How did you find out about Joanie 4 Jackie and how old were you at the time?
Kathleen Hanna of Bikini Kill. We met her after a show at Gilman Street. My boyfriend at the time had recorded Bikini Kill playing and wanted to give them a copy of the tape. When we told Kathleen we also made short films, she said we should contact Miranda and gave us her address. I was 19.
What interested you about the project?
My boyfriend and I had a public access show, and had making been a bunch of short films with friends. (He was much more technologically savvy than I was, and still works in film.) I did a zine then, and the project seemed really similar to that: sending off something I had made to a person I didn’t know, but suspected I had something in common with, living in an unfamiliar destination. I also loved Kathleen Hanna, and since the project had her blessing, I was curious.
At the time you participated in Joanie 4 Jackie did you consider yourself a filmmaker? What was your relationship to making movies?
I considered myself a writer. My boyfriend at the time had been making short unscripted films for years, but the films we made together always had some kind of script (whether or not it was actually honored), or at least some loose idea of plot and theme. My magic is not spontaneous. My magic benefits from both forethought and planning.
Do you have any specific anecdotes or memories associated with your movie?
Associations I make with the movies: Silence of the Barettes (the spelling error was not intentional) was made in Berkeley; we were staying there at the time. Before the internet, writing letters was really important. So were classified ads in the back of magazines. It was how you made connections with people who shared your interests in the outside world. My boyfriend and I were really into punk rock, and most of the cast were people from bands we liked who we came into contact with through writing letters, trading zines, and buying records. Princess and Lois was filmed at my mom’s house. There is a scene in my old bedroom; you can see my posters on the wall. I think one of them is a Big Miss Moviola poster. The scene on the railroad tracks is down the street from my mother’s house, we had done a lot of the graffiti you see.
What did you think/feel about the Joanie 4 Jackie at the time? And now, in retrospect?
I thought it was awesome. I still think it’s awesome.
If you attended a screening, can you tell us where and when it was and anything else you remember about it?
Oh gosh, I’m pretty sure I went to more than one, but the one I remember most clearly was at CBGB. Maybe it was 1996? Miranda had set up a video camera in a little closet and there was a question people were supposed to answer and their answers were recorded, and played back to the audience. It was the first time I met Miranda. We had been writing letters back and forth. I still have some of them! I was about to move to New York City and she gave me a lot of advice about different things and people to look into. She was always really supportive. I had a crush on her for sure.
What institutions, groups, people, publications and movements were inspiring you at the time of your participation in J4J?

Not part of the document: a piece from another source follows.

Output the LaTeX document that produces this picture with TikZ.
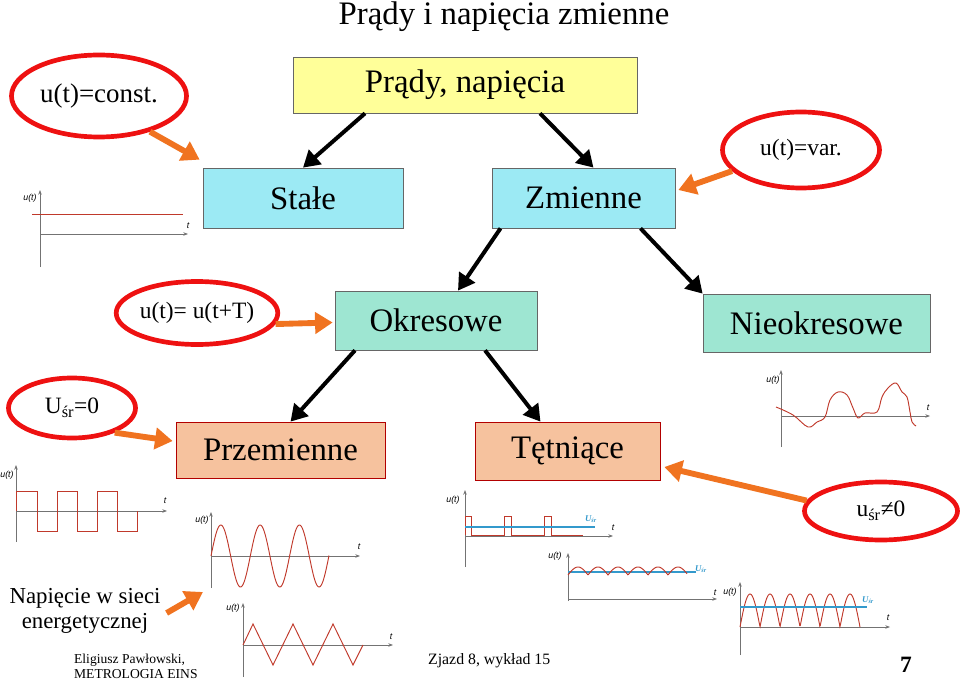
\documentclass[tikz,border=0pt]{standalone}
\usepackage{fontspec}
\setmainfont{Liberation Serif}
\newfontfamily\plotfont{Liberation Sans}
\usetikzlibrary{arrows.meta,shapes.geometric,calc}

\definecolor{boxyellow}{HTML}{FFFF99}
\definecolor{boxcyan}{HTML}{9CEAF4}
\definecolor{boxmint}{HTML}{9EE6D2}
\definecolor{boxsalmon}{HTML}{F6C29E}
\definecolor{ovalred}{HTML}{EE1111}
\definecolor{hintorange}{HTML}{F07320}
\definecolor{wavered}{HTML}{C0392B}
\definecolor{meanblue}{HTML}{3399CC}

\begin{document}
\begin{tikzpicture}[x=0.03cm,y=-0.03cm,
    box/.style={draw=black!60, line width=0.6pt, inner sep=0pt, font=\fontsize{28}{30}\selectfont},
    oval/.style={ellipse, draw=ovalred, line width=4pt, fill=white, inner sep=0pt, font=\fontsize{20}{22}\selectfont},
    down/.style={line width=3.4pt, -{Triangle[length=14pt,width=16pt]}},
    hint/.style={draw=hintorange, line width=5pt, -{Triangle[length=15pt,width=18pt]}},
    axis/.style={draw=black!55, line width=0.7pt, -{Stealth[length=4pt,width=3pt]}},
    wave/.style={draw=wavered, line width=0.8pt},
    mean/.style={draw=meanblue, line width=0.9pt},
    lbl/.style={font=\plotfont\itshape\fontsize{7.5}{8}\selectfont, inner sep=0pt},
    ulbl/.style={font=\bfseries\itshape\fontsize{7.5}{8}\selectfont, text=meanblue, inner sep=0pt}]
    \useasboundingbox (0,0) rectangle (960,681);

    % title and boxes
    \node (title) at (504,17) {\fontsize{28}{30}\selectfont Prądy i napięcia zmienne};
    \node[box, fill=boxyellow, minimum width=10.32cm, minimum height=1.68cm] (top) at (465,85) {Prądy, napięcia};
    \node[box, fill=boxcyan, minimum width=6cm, minimum height=1.8cm] (stale) at (303,198) {Stałe};
    \node[box, fill=boxcyan, minimum width=5.49cm, minimum height=1.8cm] (zmienne) at (583.5,198) {Zmienne};
    \node[box, fill=boxmint, minimum width=6.06cm, minimum height=1.77cm] (okres) at (436,320.5) {Okresowe};
    \node[box, fill=boxmint, minimum width=6.81cm, minimum height=1.74cm] (nieokr) at (816.5,323) {Nieokresowe};
    \node[box, draw=red!70!black, fill=boxsalmon, minimum width=6.27cm, minimum height=1.68cm] (przem) at (280.5,450) {Przemienne};
    \node[box, draw=red!70!black, fill=boxsalmon, minimum width=5.55cm, minimum height=1.74cm] (tetn) at (567.5,451) {Tętniące};

    \draw[down] ($(top.south)+(-100,0)$) -- (stale.north);
    \draw[down] ($(top.south)+(75,0)$) -- ($(zmienne.north)+(10,0)$);
    \draw[down] ($(zmienne.south)+(-83,0)$) -- ($(okres.north)+(22,0)$);
    \draw[down] ($(zmienne.south)+(57,0)$) -- (nieokr.north west);
    \draw[down] ($(okres.south)+(-81,0)$) -- ($(przem.north)+(10,0)$);
    \draw[down] ($(okres.south)+(49,0)$) -- ($(tetn.north)+(-27,0)$);

    % ovals
    \node[oval, minimum width=5.25cm, minimum height=2.46cm, font=\fontsize{23}{25}\selectfont] (const) at (99,96) {u(t)=const.};
    \node[oval, minimum width=4.71cm, minimum height=2.28cm] (var) at (801,150) {u(t)=var.};
    \node[oval, minimum width=4.65cm, minimum height=1.89cm] (okr) at (197,313) {u(t)= u(t+T)};
    \node[oval, minimum width=3.81cm, minimum height=1.8cm] (srzero) at (72,408) {U\textsubscript{śr}=0};
    \node[oval, minimum width=4.59cm, minimum height=1.74cm] (srnz) at (881,511) {u\textsubscript{śr}≠0};

    \draw[hint] (const.-35) -- ($(stale.north west)+(-3,-8)$);
    \draw[hint] (var.-163) -- ($(zmienne.east)+(3,-8)$);
    \draw[hint] (okr.-8) -- ($(okres.west)+(-2,2)$);
    \draw[hint] (srzero.-30) -- ($(przem.west)+(-3,-9)$);
    \draw[hint] (srnz.172) -- ($(tetn.east)+(4,16)$);

    \node[align=center, font=\fontsize{19.5}{22}\selectfont] (siec) at (85,611) {Napięcie w sieci\\energetycznej};
    \coordinate (sinetip) at (203,592);
    \draw[hint] ($(siec.east)+(2,2)$) -- (sinetip);

    % stale
    \begin{scope}[shift={(40,234)}]
        \draw[axis] (0,33) -- (0,-44);
        \draw[axis] (0,0) -- (148,0);
        \draw[wave] (-8,-20) -- (143,-20);
        \node[lbl] (u1) at (-10,-36) {u(t)};
        \node[lbl] (t1) at (148,-8) {t};
    \end{scope}

    % prostokat
    \begin{scope}[shift={(16,511)}]
        \draw[axis] (0,31) -- (0,-46);
        \draw[axis] (0,0) -- (151,0);
        \draw[wave] (0,0) -- (0,-20) -- (21,-20) -- (21,20) -- (41,20) -- (41,-20) -- (61,-20) -- (61,20)
            -- (81,20) -- (81,-20) -- (101,-20) -- (101,20) -- (121,20) -- (121,0);
        \node[lbl] (u2) at (-9,-36) {u(t)};
        \node[lbl] (t2) at (149,-10) {t};
    \end{scope}

    % sinus
    \begin{scope}[shift={(211,556)}]
        \draw[axis] (0,32) -- (0,-44);
        \draw[axis] (0,0) -- (149,0);
        \draw[wave] plot[domain=0:118, samples=150, smooth] (\x,{-31*sin(9.16*\x)});
        \node[lbl] (u3) at (-9,-36) {u(t)};
        \node[lbl] (t3) at (148,-9) {t};
    \end{scope}

    % trojkat
    \begin{scope}[shift={(243,645)}]
        \draw[axis] (0,32) -- (0,-42);
        \draw[axis] (0,0) -- (150,0);
        \draw[wave] (0,0) -- (10,-21) -- (30,20) -- (50,-21) -- (70,20) -- (90,-21) -- (110,20) -- (120,0);
        \node[lbl] (u4) at (-10,-37) {u(t)};
        \node[lbl] (t4) at (148,-8) {t};
    \end{scope}

    % impulsy
    \begin{scope}[shift={(465,536)}]
        \draw[axis] (0,31) -- (0,-46);
        \draw[axis] (0,0) -- (148,0);
        \draw[wave] (0,-1) -- (0,-20) -- (6,-20) -- (6,-1) -- (39,-1) -- (39,-20) -- (46,-20) -- (46,-1)
            -- (79,-1) -- (79,-20) -- (86,-20) -- (86,-1) -- (118,-1);
        \draw[mean] (0,-9) -- (130,-9);
        \node[ulbl] (m5) at (126,-17) {U\textsubscript{śr}};
        \node[lbl] (u5) at (-12,-36) {u(t)};
        \node[lbl] (t5) at (148,-8) {t};
    \end{scope}

    % tetnienia
    \begin{scope}[shift={(568,599)}]
        \draw[axis] (0,2) -- (0,-46);
        \draw[axis] (0,0) -- (149,0);
        \draw[mean] (0,-27) -- (128,-27);
        \draw[wave] plot[domain=0:119, samples=200] (\x,{-24-8*abs(sin(9*\x))});
        \node[ulbl] (m6) at (133,-30) {U\textsubscript{śr}};
        \node[lbl] (u6) at (-13,-43) {u(t)};
        \node[lbl] (t6) at (147,-6) {t};
    \end{scope}

    % wyprostowany
    \begin{scope}[shift={(740,627)}]
        \draw[axis] (0,28) -- (0,-45);
        \draw[axis] (0,0) -- (150,0);
        \draw[wave] plot[domain=0:120, samples=240] (\x,{-33*abs(sin(9*\x))});
        \draw[mean] (0,-20) -- (127,-20);
        \node[ulbl] (m7) at (128,-27) {U\textsubscript{śr}};
        \node[lbl] (u7) at (-10,-35) {u(t)};
        \node[lbl] (t7) at (148,-9) {t};
    \end{scope}

    % nieokresowy
    \begin{scope}[shift={(781,416)}]
        \draw[axis] (0,31) -- (0,-46);
        \draw[axis] (0,0) -- (149,0);
        \draw[wave] plot[smooth, tension=0.6] coordinates {(-5,-9) (12,-1) (27,11) (36,6) (44,1) (49,-16)
            (57,-24) (66,-21) (72,-8) (77,2) (84,-3) (96,-4) (101,-19) (107,-28) (115,-33) (121,-24)
            (126,-19) (129,-4) (131,6) (135,10)};
        \node[lbl] (u8) at (-8,-36) {u(t)};
        \node[lbl] (t8) at (147,-8) {t};
    \end{scope}

    % stopka
    \node[align=left, anchor=west, font=\fontsize{11.6}{13}\selectfont] (autor) at (70,666) {Eligiusz Pawłowski,\\METROLOGIA EINS};
    \node[anchor=west, font=\fontsize{13.5}{15}\selectfont] (zjazd) at (424,661) {Zjazd 8, wykład 15};
    \node[font=\fontsize{20}{22}\selectfont\bfseries] (strona) at (906,665) {7};
\end{tikzpicture}
\end{document}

Punk rock and riot grrl. Maximumrocknroll was huge, in part, because of their classified ads. Erick Lyle did a great zine called SCAM (it’s actually still around–he just released a 25th anniversary issue.) I loved Film Threat magazine: In the 1990s, they were a great resource for learning about underground films. I was a big John Waters fan. I was also interested in the films Lydia Lunch was making with Richard Kern (though that influence might not be so obvious. I think the John Waters influence is pretty obvious).
What do you do now – professionally and otherwise? Are you still involved in filmmaking?
I am a writer. I’ve written two books. My second book Girls Gone Out just came out in August.
Anything you would like to see on the J4J site?
All of the movies. Maybe we could publish all our old letters to each other?